According to the RAC, petrol prices have risen by 10 pence per liter over the past three weeks, while diesel has jumped 20 pence. For the average family car (a 55-liter tank), this translates to an additional £11 at the pump: around £79 for petrol and £88 for diesel. Diesel prices are now exceeding 161 pence per liter, with projections suggesting they could reach 170 pence soon.

This is particularly concerning for diesel users, as the UK relies heavily on imports to meet domestic demand. UK refineries struggle to keep up, making the nation vulnerable to global supply disruptions.

Why Now? The Role of Global Events

The current price hike is linked to instability in the Strait of Hormuz, a critical shipping lane for oil. Disruption here causes immediate ripples through global energy markets.
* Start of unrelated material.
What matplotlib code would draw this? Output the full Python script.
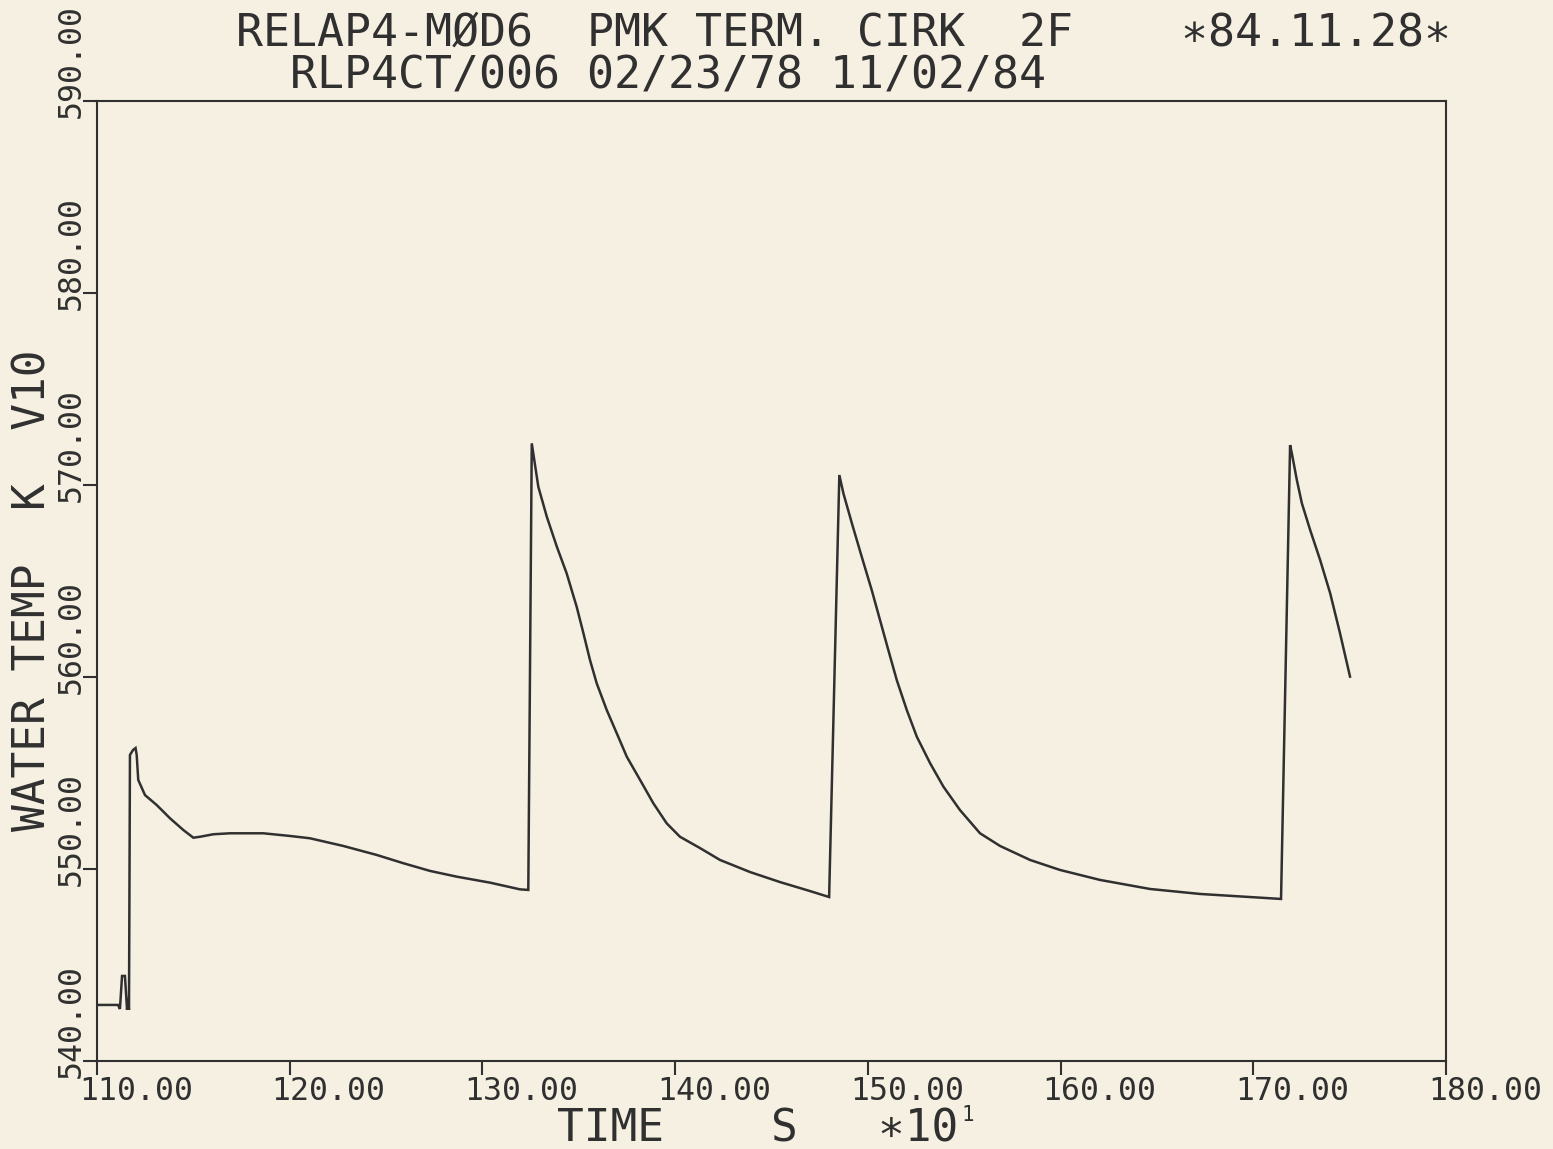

This situation reinforces a common public perception: fuel prices rise quickly when oil goes up, but fall slowly when it goes down.

However, experts say this isn’t necessarily price gouging; it’s how the fuel market operates.

How Fuel Pricing Actually Works: A Misunderstood System

Many drivers believe that retailers are profiting unfairly by selling fuel bought months earlier at lower prices. But according to Nigel Driffield, a professor at Warwick Business School, this is a misunderstanding. Forecourts typically price fuel based on future deliveries, not past purchases.

“If the world price of fridges suddenly goes up, retailers don’t keep selling the ones in their warehouse at the old price if they know the next shipment will cost more.”

Forecourts generally hold only a couple of weeks’ worth of fuel, meaning current pump prices reflect immediate wholesale costs.

Are Retailers Profiteering? The Industry Response

Gordon Balmer, executive director of the Petrol Retailers Association, defends the industry, arguing that rapid price increases are sometimes unavoidable.

“If the wholesale price rises overnight and you take delivery the next day, unless you reflect that increase at the pump, you’re going to make a loss.”

Balmer suggests that criticisms of unfair profiteering are inaccurate. Retailers must adjust prices quickly to avoid operating at a loss.

Impact on Drivers

The rising costs are already changing driving behavior. Edmund King, president of the AA, notes that drivers are becoming “more cost-conscious and selective about how they use their cars,” with some even slowing down on motorways to conserve fuel.

The takeaway: Fuel prices are rising due to global events and market dynamics, not necessarily unfair practices by retailers. While the situation is frustrating for drivers, understanding how pricing works can help manage expectations. The volatility in the Middle East suggests these fluctuations may continue until stability returns to the region.